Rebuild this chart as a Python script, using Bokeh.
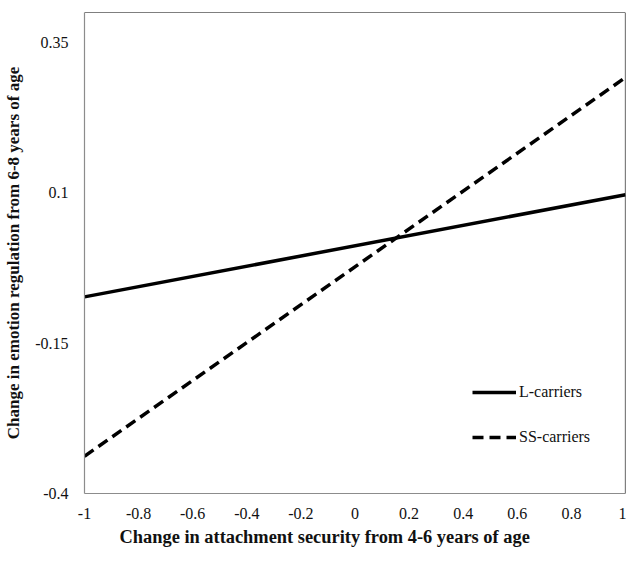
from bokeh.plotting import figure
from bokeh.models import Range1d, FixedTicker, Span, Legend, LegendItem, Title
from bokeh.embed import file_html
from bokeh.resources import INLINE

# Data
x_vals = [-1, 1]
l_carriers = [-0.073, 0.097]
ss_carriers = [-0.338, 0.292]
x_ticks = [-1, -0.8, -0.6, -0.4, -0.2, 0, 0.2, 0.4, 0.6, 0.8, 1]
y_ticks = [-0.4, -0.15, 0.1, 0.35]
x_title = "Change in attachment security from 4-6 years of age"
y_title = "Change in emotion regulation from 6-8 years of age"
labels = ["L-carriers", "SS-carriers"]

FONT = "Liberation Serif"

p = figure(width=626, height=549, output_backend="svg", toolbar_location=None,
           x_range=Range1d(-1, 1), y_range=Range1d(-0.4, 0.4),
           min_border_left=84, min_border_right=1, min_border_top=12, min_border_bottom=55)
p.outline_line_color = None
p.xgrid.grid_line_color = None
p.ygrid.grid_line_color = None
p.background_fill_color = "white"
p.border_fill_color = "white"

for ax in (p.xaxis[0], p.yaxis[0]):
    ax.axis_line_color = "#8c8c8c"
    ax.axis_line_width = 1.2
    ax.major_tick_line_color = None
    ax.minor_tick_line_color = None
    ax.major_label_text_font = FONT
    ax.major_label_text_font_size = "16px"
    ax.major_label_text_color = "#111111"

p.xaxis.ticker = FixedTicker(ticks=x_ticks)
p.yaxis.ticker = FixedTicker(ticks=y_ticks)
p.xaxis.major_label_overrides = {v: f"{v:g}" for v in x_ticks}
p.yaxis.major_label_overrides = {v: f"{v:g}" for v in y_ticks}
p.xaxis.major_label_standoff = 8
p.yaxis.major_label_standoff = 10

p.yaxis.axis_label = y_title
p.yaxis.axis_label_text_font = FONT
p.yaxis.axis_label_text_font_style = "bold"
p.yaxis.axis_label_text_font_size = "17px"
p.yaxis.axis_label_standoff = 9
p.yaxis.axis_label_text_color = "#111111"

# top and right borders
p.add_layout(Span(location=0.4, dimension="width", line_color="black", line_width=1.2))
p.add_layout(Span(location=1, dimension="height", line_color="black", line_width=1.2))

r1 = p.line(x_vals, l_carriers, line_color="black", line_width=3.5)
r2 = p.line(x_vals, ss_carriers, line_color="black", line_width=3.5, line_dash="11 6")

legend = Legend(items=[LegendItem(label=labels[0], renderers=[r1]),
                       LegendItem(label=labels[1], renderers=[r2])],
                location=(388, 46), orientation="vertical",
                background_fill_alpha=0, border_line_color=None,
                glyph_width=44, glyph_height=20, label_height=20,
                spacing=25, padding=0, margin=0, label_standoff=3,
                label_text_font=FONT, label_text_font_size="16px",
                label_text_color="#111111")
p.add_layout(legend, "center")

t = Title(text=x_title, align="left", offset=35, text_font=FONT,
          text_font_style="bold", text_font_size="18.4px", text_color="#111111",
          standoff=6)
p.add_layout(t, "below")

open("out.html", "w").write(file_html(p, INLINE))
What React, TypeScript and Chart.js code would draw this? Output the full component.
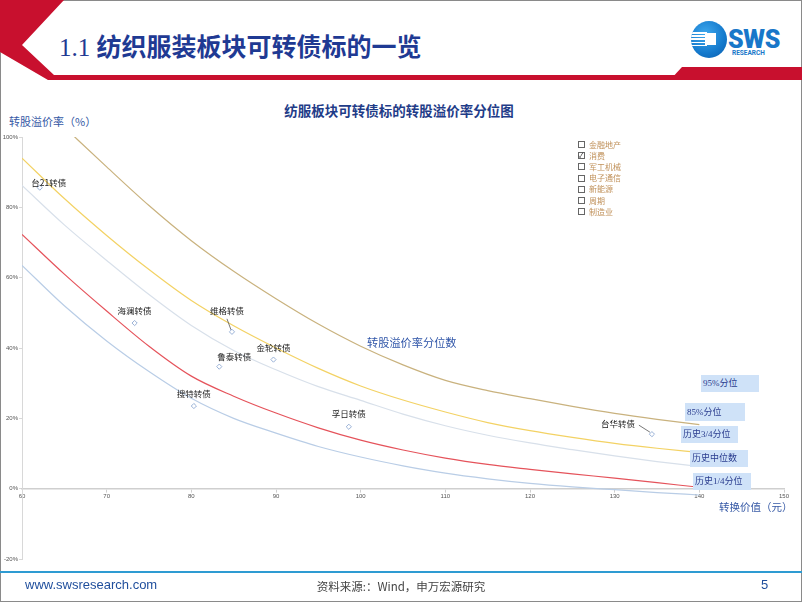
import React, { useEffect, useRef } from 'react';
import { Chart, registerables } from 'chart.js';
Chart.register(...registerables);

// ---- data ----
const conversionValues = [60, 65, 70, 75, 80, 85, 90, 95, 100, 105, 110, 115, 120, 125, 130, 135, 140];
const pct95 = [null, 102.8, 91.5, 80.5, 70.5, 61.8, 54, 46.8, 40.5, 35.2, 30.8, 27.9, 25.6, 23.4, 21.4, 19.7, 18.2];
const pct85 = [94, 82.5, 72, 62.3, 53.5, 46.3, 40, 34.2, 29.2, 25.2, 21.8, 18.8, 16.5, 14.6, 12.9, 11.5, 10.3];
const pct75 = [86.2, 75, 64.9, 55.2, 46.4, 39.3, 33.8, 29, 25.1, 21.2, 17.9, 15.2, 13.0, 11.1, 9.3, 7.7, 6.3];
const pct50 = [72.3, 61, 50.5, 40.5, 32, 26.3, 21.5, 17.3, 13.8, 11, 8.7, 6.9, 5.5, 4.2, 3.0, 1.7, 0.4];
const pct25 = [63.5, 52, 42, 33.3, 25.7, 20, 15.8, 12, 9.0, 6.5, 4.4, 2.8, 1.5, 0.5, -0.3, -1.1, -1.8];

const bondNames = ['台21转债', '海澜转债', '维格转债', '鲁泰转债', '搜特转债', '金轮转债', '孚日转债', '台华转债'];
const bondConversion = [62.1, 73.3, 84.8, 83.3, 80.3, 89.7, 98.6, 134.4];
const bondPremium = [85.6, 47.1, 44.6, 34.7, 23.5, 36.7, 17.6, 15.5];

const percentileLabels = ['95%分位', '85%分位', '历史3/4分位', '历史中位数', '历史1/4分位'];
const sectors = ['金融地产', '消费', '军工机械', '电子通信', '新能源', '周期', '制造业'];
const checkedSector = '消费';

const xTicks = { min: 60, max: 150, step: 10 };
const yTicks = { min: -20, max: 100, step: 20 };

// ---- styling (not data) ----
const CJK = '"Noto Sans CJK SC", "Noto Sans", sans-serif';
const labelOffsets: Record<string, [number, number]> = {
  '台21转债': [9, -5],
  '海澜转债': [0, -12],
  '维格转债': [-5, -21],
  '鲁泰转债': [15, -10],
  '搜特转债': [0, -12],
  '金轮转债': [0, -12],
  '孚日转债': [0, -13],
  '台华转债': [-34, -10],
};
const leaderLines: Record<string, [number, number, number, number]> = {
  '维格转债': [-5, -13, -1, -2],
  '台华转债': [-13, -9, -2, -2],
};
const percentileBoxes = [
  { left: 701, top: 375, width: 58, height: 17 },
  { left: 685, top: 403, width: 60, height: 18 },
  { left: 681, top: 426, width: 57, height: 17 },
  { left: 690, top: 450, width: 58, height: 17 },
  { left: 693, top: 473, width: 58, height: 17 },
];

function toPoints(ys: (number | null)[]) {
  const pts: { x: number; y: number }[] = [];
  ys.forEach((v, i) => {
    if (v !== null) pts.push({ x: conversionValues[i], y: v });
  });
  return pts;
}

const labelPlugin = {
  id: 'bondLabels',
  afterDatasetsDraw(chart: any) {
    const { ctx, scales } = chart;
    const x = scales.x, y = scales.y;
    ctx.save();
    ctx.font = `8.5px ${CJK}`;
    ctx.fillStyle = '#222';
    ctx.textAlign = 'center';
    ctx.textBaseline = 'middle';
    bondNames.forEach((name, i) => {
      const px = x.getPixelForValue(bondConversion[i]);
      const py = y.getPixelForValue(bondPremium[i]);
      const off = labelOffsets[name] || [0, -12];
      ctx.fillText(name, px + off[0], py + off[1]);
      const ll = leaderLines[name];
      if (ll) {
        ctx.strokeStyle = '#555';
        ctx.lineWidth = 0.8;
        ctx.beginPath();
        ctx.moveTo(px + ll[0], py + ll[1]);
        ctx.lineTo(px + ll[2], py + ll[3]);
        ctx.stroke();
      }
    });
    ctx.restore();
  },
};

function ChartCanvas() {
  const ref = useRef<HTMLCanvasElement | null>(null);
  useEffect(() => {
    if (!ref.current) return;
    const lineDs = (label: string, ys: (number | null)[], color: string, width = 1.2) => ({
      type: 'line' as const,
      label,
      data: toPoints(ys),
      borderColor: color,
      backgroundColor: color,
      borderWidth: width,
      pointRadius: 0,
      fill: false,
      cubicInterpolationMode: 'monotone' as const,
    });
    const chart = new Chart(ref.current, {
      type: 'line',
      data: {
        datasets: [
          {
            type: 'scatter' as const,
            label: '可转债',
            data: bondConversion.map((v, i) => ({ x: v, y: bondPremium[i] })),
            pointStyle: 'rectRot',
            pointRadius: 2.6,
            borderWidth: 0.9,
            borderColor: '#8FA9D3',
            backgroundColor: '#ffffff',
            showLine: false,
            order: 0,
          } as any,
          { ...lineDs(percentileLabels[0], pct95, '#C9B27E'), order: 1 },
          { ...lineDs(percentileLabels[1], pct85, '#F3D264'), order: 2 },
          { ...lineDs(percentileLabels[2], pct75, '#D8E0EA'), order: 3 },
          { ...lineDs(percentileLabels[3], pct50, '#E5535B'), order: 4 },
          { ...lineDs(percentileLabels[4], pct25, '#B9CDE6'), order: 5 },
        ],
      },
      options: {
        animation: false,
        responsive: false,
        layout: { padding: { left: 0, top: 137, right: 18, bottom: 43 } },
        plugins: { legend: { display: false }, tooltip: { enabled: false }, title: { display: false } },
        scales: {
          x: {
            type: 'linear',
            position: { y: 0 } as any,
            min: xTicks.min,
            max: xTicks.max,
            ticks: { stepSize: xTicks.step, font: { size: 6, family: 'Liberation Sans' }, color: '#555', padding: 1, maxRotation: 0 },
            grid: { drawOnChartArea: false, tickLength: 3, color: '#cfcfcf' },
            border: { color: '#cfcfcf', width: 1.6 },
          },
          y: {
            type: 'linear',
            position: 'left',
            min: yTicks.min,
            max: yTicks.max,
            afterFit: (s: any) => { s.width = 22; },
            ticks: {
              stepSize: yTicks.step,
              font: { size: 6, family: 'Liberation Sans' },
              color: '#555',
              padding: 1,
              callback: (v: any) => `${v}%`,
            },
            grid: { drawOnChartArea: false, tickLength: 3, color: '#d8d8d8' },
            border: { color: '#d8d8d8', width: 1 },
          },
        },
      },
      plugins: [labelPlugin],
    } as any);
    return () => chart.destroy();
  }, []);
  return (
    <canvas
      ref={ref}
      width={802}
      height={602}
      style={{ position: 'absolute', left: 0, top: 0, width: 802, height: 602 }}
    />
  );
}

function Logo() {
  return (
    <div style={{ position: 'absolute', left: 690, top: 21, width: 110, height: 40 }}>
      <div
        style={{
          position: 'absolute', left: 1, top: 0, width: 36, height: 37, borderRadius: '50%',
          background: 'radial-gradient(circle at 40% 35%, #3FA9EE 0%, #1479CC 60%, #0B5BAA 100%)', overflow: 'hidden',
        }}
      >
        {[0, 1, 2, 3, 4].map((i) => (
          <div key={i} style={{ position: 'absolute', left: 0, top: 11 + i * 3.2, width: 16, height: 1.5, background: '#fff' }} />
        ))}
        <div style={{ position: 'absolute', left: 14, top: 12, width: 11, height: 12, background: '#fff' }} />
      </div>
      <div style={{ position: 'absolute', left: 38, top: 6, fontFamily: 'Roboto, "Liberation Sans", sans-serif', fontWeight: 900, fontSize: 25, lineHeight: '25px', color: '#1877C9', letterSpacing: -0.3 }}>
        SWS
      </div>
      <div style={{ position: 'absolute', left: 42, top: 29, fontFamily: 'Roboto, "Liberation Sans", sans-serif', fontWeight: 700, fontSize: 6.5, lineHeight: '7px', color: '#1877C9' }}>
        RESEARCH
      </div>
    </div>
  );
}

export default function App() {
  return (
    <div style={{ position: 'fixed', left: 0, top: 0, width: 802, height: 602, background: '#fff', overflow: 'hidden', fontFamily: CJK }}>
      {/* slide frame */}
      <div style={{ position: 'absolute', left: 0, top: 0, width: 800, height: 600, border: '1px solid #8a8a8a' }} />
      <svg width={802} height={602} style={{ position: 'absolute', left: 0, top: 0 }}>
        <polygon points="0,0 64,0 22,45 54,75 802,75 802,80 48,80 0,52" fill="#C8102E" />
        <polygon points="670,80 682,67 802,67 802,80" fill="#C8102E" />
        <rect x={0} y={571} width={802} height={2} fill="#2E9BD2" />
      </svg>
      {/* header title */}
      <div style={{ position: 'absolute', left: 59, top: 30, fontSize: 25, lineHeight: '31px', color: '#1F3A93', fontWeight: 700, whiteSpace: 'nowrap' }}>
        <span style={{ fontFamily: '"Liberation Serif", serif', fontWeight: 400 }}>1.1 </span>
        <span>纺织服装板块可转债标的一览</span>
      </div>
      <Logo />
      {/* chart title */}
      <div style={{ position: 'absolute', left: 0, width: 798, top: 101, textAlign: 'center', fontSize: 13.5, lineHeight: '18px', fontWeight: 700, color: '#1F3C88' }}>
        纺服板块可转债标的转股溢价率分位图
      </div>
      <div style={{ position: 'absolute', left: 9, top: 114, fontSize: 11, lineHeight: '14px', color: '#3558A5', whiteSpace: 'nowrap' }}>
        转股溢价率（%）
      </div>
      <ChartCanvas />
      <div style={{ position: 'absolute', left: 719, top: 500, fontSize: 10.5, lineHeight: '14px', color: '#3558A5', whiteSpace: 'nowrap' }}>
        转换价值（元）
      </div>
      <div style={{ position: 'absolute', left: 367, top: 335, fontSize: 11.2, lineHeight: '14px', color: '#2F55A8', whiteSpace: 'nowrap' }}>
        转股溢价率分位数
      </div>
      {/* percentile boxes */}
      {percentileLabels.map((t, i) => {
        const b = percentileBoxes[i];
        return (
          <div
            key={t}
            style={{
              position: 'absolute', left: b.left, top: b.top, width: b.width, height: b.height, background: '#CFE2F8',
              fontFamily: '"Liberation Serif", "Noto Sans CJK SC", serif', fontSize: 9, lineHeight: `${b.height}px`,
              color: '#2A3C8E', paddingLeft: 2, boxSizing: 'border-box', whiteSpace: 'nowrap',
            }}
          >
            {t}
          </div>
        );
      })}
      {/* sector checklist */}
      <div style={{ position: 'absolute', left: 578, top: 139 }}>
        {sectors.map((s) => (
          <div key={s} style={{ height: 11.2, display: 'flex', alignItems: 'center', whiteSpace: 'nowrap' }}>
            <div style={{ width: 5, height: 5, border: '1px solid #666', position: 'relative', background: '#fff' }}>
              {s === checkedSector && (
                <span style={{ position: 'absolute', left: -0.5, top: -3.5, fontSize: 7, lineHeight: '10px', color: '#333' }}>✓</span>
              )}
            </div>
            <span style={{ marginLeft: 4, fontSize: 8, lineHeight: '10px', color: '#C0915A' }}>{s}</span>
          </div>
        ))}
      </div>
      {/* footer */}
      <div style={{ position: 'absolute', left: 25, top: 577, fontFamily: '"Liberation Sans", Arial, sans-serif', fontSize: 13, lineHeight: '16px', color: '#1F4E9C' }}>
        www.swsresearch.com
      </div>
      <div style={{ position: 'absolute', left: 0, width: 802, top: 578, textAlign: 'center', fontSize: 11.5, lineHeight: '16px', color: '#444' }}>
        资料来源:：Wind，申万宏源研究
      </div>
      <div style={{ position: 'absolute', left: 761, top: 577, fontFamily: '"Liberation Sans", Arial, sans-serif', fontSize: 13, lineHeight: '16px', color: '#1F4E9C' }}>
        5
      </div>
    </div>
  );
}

◇ ◇ ◇ ◇

Given exercise:
Leave out the pictures and transcribe exactly the lines from the one containing "What React, TypeScript" through the one containing "Chart.register(...registerables);".

Written answer:
What React, TypeScript and Chart.js code would draw this? Output the full component.
import React, { useEffect, useRef } from 'react';
import { Chart, registerables } from 'chart.js';
Chart.register(...registerables);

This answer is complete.